The American incarceration system relies heavily on money bail on which to operate. People who are arrested for and jailed for a variety of offenses may be granted the opportunity to post bail or bond and be released back into society before their next court appearances.

However, all evidence points to this system being unfairly skewed toward the wealthy and proverbially stacked against lower-income defendants. Reform advocates argue that the money bail system must be changed to level the playing field among everyone who is arrested for crimes, regardless of their income.

Benefiting the Wealthy

By all accounts, the money bail system in place today primarily benefits the wealthy and people with quick access to cash and collateral. This system requires that people who are granted bail pay a portion or all of it before being released from jail and sent back home before their next court date.

People with higher incomes, wealthier families, and access to assets like homes, cars, insurance policies, and other assets that can be liquidated find it easier to post bail or a bond and get out of jail. They do not have to sit behind bars to await their next court appearance.
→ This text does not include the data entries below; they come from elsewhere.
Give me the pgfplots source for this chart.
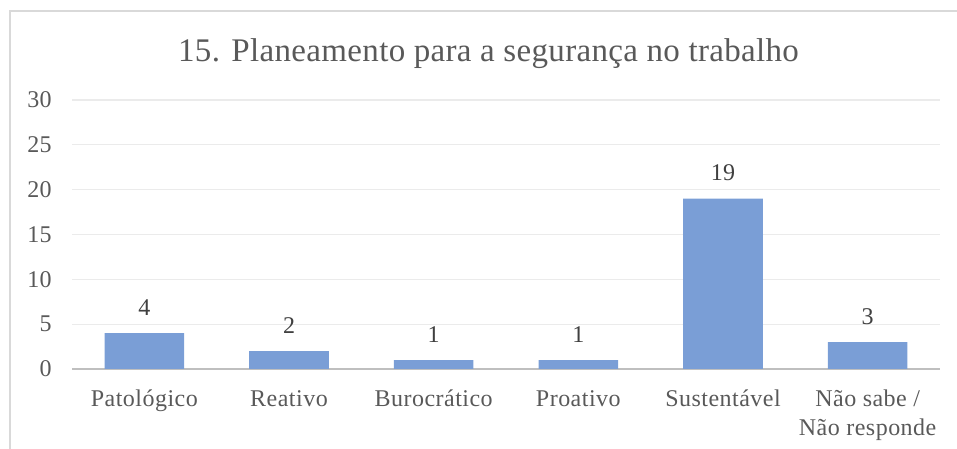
\documentclass[border=0pt]{standalone}
\usepackage{pgfplots}
\pgfplotsset{compat=1.18}
\usepackage{fontspec}
\setmainfont{Liberation Serif}
\newfontfamily\titlefont[LetterSpace=1.0]{Liberation Serif}
\newfontfamily\labelfont[LetterSpace=2]{Liberation Serif}
\definecolor{txt}{HTML}{595959}
\definecolor{dlab}{HTML}{404040}
\definecolor{gridc}{HTML}{EBEBEB}
\definecolor{axl}{HTML}{BFBFBF}
\definecolor{barc}{RGB}{122,158,214}
\definecolor{framec}{HTML}{D9D9D9}
\begin{document}
\begin{tikzpicture}
\path[use as bounding box] (0,0) rectangle (717.75pt,336.75pt);
\draw[framec, line width=1pt] (7.5pt,-1pt) -- (7.5pt,328.5pt) -- (719pt,328.5pt);
\node[font=\titlefont\fontsize{24.75pt}{30pt}\selectfont, text=txt, anchor=base] at (366.4pt,290.25pt) {15. Planeamento para a segurança no trabalho};
\begin{axis}[
  at={(54pt,60pt)}, anchor=south west,
  width=651pt, height=201.75pt, scale only axis,
  /pgf/number format/assume math mode=true,
  ybar, bar width=0.55,
  xmin=-0.5, xmax=5.5, ymin=0, ymax=30,
  ytick={0,5,10,15,20,25,30},
  xtick={0,1,2,3,4,5},
  xticklabels={Patológico, Reativo, Burocrático, Proativo, Sustentável, {Não sabe /\\Não responde}},
  axis x line=bottom, axis y line=left,
  x axis line style={axl, line width=1.5pt, -},
  y axis line style={draw=none},
  major tick length=0pt,
  tick style={draw=none},
  ymajorgrids, grid style={gridc, line width=0.9pt},
  yticklabel style={font=\labelfont\fontsize{18pt}{21.75pt}\selectfont, text=txt, inner sep=0pt, anchor=east, xshift=-15pt},
  xticklabel style={font=\labelfont\fontsize{18pt}{21.75pt}\selectfont, text=txt, inner sep=0pt, anchor=north, align=center, yshift=-15.75pt},
  nodes near coords,
  every node near coord/.append style={font=\labelfont\fontsize{18pt}{21.75pt}\selectfont, text=dlab, anchor=south, inner sep=0pt, yshift=13pt},
  clip=false,
]
\addplot[fill=barc, draw=none] coordinates {(0,4) (1,2) (2,1) (3,1) (4,19) (5,3)};
\end{axis}
\end{tikzpicture}
\end{document}
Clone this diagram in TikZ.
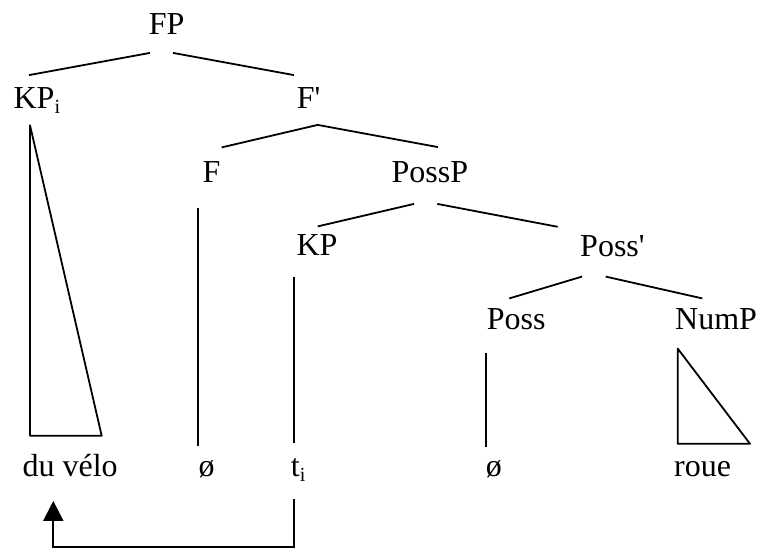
\documentclass[tikz,border=0pt]{standalone}
\usepackage{fontspec}
\setmainfont{Liberation Serif}
\usetikzlibrary{arrows.meta,calc}

\begin{document}
\begin{tikzpicture}
      [x = 1pt, y = -1pt,
      line width = 1.8pt,
      cat/.style= {
         anchor = base west,
         inner sep = 0pt,
         text height = 31pt,
         text depth = 19pt,
         font = \fontsize{32}{38}\selectfont
      },
      roof/.style= {line join = round},
      move/.style= {-{Triangle[length = 20pt, width = 20pt]}}]
      \useasboundingbox (0, 0) rectangle (757, 547);

      % categories
      \node[cat] (FP) at (148, 34) {FP};
      \node[cat] (KPi) at (12.7, 108) {KP\raisebox{-5pt}{\fontsize{20}{20}\selectfont i}};
      \node[cat] (Fbar) at (296, 108) {F\textquotesingle};
      \node[cat] (F) at (201.7, 182) {F};
      \node[cat] (PossP) at (390.7, 182) {PossP};
      \node[cat] (KP) at (295.7, 255.7) {KP};
      \node[cat] (Possbar) at (579.3, 256) {Poss\textquotesingle};
      \node[cat] (Poss) at (486, 329) {Poss};
      \node[cat] (NumP) at (674.3, 329) {NumP};

      % words
      \node[cat] (velo) at (21.7, 476.7) {du vélo};
      \node[cat] (nullF) at (197.7, 476.7) {ø};
      \node[cat] (ti) at (290, 476.7) {t\raisebox{-5pt}{\fontsize{20}{20}\selectfont i}};
      \node[cat] (nullPoss) at (485, 476.7) {ø};
      \node[cat] (roue) at (673.3, 476.7) {roue};

      % branches
      \draw ($(KPi.north west)+(16.3,-1)$) -- ($(FP.south west)+(2,-1)$);
      \draw ($(FP.south west)+(25,-1)$) -- ($(Fbar.north west)+(-2,-1)$);
      \draw ($(F.north west)+(20,-2.7)$) -- ($(Fbar.south west)+(21.7,-3)$)
         -- ($(PossP.north west)+(47.3,-3)$);
      \draw ($(KP.north west)+(22,2.6)$) -- ($(PossP.south west)+(23.3,2)$);
      \draw ($(PossP.south west)+(46.6,2)$) -- ($(Possbar.north west)+(-21.6,2.7)$);
      \draw ($(Poss.north west)+(23.3,1.3)$) -- ($(Possbar.south west)+(2.7,0.7)$);
      \draw ($(Possbar.south west)+(26.4,0.7)$) -- ($(NumP.north west)+(28,1.3)$);

      % leaves
      \draw[roof] ($(KPi.south west)+(17.3,-2.7)$) -- ($(velo.north west)+(8.3,-9)$)
         -- ($(velo.north west)+(80,-9)$) -- cycle;
      \draw ($(F.south west)+(-3.7,5.7)$) -- ($(nullF.north west)+(0.3,1.6)$);
      \draw ($(KP.south west)+(-1.7,1)$) -- ($(ti.north west)+(4,-1.7)$);
      \draw ($(Poss.south west)+(0,3.7)$) -- ($(nullPoss.north west)+(1,2)$);
      \draw[roof] ($(NumP.south west)+(3.4,-0.3)$) -- ($(roue.north west)+(4.4,-1)$)
         -- ($(roue.north west)+(76.7,-1)$) -- cycle;

      % movement
      \draw[move] ($(ti.south west)+(4,2.6)$) -- ++(0, 47.4)
         -| ($(velo.south west)+(31.6,4.3)$);
\end{tikzpicture}
\end{document}
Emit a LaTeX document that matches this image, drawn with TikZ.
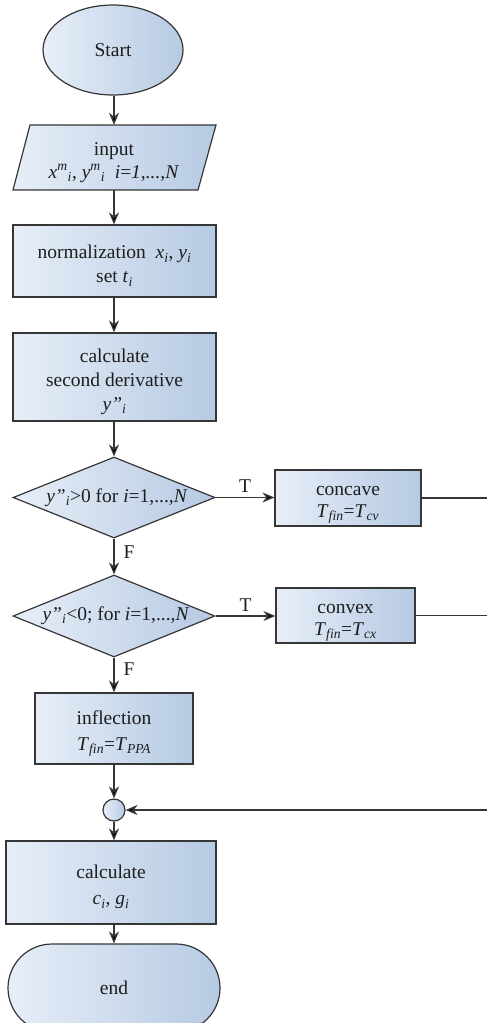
\documentclass[tikz,border=0pt]{standalone}
\usepackage{fontspec}
\setmainfont{Liberation Serif}
\usetikzlibrary{shapes.geometric,arrows.meta}
\definecolor{fillL}{HTML}{E7EEF8}
\definecolor{fillR}{HTML}{B6CAE3}
\definecolor{edgec}{HTML}{363636}
\definecolor{txtc}{HTML}{1E1E1E}
\newcommand\sbi[1]{\textsubscript{\itshape #1}}
\newcommand\stk[2]{\textsuperscript{\itshape #1}\textsubscript{\itshape #2}}
\newcommand\tp{\rule{0pt}{23pt}}
\tikzset{
  blk/.style={draw=edgec, line width=1.2pt, left color=fillL, right color=fillR,
    font=\fontsize{19.5}{24}\selectfont, text=txtc, align=center, inner sep=0pt},
  conn/.style={draw=edgec, line width=1.3pt, -{Stealth[length=12pt,width=10pt,fill=black]}},
  plainline/.style={draw=edgec, line width=1.3pt},
  lbl/.style={font=\fontsize{19.5}{24}\selectfont, text=txtc, inner sep=1pt}
}
\begin{document}
\begin{tikzpicture}[x=1pt,y=-1pt]
\useasboundingbox (0,0) rectangle (487,1023);
% Start
\node[blk, ellipse, minimum width=140pt, minimum height=90pt] (start) at (113,50) {Start};
% input parallelogram
\path[blk] (30,125) -- (216,125) -- (198,190) -- (13,190) -- cycle;
\node[lbl, minimum width=185pt, minimum height=65pt, align=center, inner sep=0pt] (input) at (114,157.5)
  {\tp input\\[-1pt] \textit{x}\stk{m}{i}, \textit{y}\stk{m}{i}\ \ \textit{i}=\textit{1,...,N}};
% normalization
\node[blk, rectangle, minimum width=203pt, minimum height=72pt] (norm) at (114.5,261)
  {\tp normalization\ \ \textit{x}\sbi{i}, \textit{y}\sbi{i}\\ set \textit{t}\sbi{i}};
% calculate second derivative
\node[blk, rectangle, minimum width=203pt, minimum height=88pt] (calc) at (114.5,377)
  {\tp calculate\\ second derivative\\ \textit{y"}\sbi{i}};
% diamond 1
\node[blk, diamond, aspect=2.5, minimum width=202pt, minimum height=81pt] (d1) at (114,497.5)
  {\makebox[0pt]{\kern6pt\raisebox{-3pt}{\textit{y"}\sbi{i}>0 for \textit{i}=1,...,\textit{N}}}};
% concave
\node[blk, rectangle, minimum width=146pt, minimum height=56pt] (concave) at (348,498)
  {\tp concave\\[-2pt] \textit{T}\sbi{fin}=\textit{T}\sbi{cv}};
% diamond 2
\node[blk, diamond, aspect=2.5, minimum width=202pt, minimum height=82pt] (d2) at (114,616)
  {\makebox[0pt]{\kern4pt\raisebox{-2pt}{\textit{y"}\sbi{i}<0; for \textit{i}=1,...,\textit{N}}}};
% convex
\node[blk, rectangle, minimum width=139pt, minimum height=55pt] (convex) at (345.5,615.5)
  {\tp convex\\[-2pt] \textit{T}\sbi{fin}=\textit{T}\sbi{cx}};
% inflection
\node[blk, rectangle, minimum width=158pt, minimum height=71pt] (infl) at (114,728.5)
  {\tp inflection\\[2pt] \textit{T}\sbi{fin}=\textit{T}\sbi{PPA}};
% junction
\node[blk, circle, minimum size=22pt] (jn) at (114,810) {};
% calculate c, g
\node[blk, rectangle, minimum width=210pt, minimum height=83pt] (calc2) at (111,882.5)
  {\tp calculate\\[2pt] \textit{c}\sbi{i}, \textit{g}\sbi{i}};
% end
\node[blk, rectangle, rounded corners=44pt, minimum width=212pt, minimum height=88pt] (end) at (114,988) {end};
% rail coordinates
\coordinate (r1) at (492,497.5);
\coordinate (r3) at (492,810);
% connectors
\draw[conn] (start.south -| input.north) -- (input.north);
\draw[conn] (input.south) -- (input.south |- norm.north);
\draw[conn] (input.south |- norm.south) -- (input.south |- calc.north);
\draw[conn] (input.south |- calc.south) -- (d1.north);
\draw[conn] (d1.east) -- (concave.west |- d1.east) node[lbl, midway, above=3pt] {T};
\draw[conn] (d1.south) -- (d2.north) node[lbl, pos=0.38, right=8pt] {F};
\draw[conn] (d2.east) -- (convex.west |- d2.east) node[lbl, midway, above=3pt] {T};
\draw[conn] (d2.south) -- (infl.north) node[lbl, pos=0.33, right=8pt] {F};
\draw[conn] (infl.south) -- (jn.north);
\draw[conn] (jn.south) -- (jn.south |- calc2.north);
\draw[conn] (jn.south |- calc2.south) -- (jn.south |- end.north);
\draw[plainline] (concave.east) -- (concave.east -| r1) -- (r3);
\draw[plainline] (convex.east) -- (convex.east -| r1);
\draw[conn] (r3) -- (jn.east);
\end{tikzpicture}
\end{document}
However, people with lower incomes or no income at all cannot use the money bail system in the same way. They cannot afford to pay a bail bondsman to get them out of jail. They also have no money or assets to liquidate or put up as collateral to secure their bail or bond. With that, they have no choice but to sit in jail before their cases are heard in court.

Given this fact, it comes as no surprise to bail reform advocates that more than 70 percent of the people currently behind bars right now in the U.S. awaiting trial are lower-income defendants. Even more, the fact that they have yet to appear in court technically means that they are presumed innocent and not yet found guilty of any crime. Yet they languish behind bars, despite the presumption of innocence.

This disparity between the wealthy and lower-income jail population fuels the passions of bail reform advocates, who argue that all defendants, regardless of income, should be given the same treatment and opportunity after their arrests. They also argue that some defendants do not even deserve to sit in jail or be forced to post bail, particularly if they committed low-level offenses like trespassing.

Potential Bail Reform Legislation

This disparity in the money bail system has not gone unnoticed by some legislators across the country. In fact, a number of states are moving to change this system and make it more accessible and fair to people of more modest means.

For example, lawmakers in the state of New Jersey have proposed the Bail and Reform Speed Trial Act. This piece of legislation, if enacted, would eliminate the requirement of cash bail for people who are accused of and arrested for minor crimes, such as trespassing or shoplifting.

Further, the Chief Justice for Missouri’s Supreme Court has taken up the cause for bail reform. He has proposed the easing of unwarranted pre-trial incarcerations for some defendants in the state.

Finally, the state of Maryland’s Court of Appeals has proposed limiting the cash bail system. The attorney general in Maryland argues that this system violates the Constitutional due process of people who cannot afford to post cash bail.

These reforms suggest that change is on the horizon to make the money bail system fairer for all defendants. However, more work across the country must be done to address the thousands of lower-income defendants currently languishing behind bars. Advocates say this work will eliminate the money bail system favoring the wealthy and protect due process for everyone.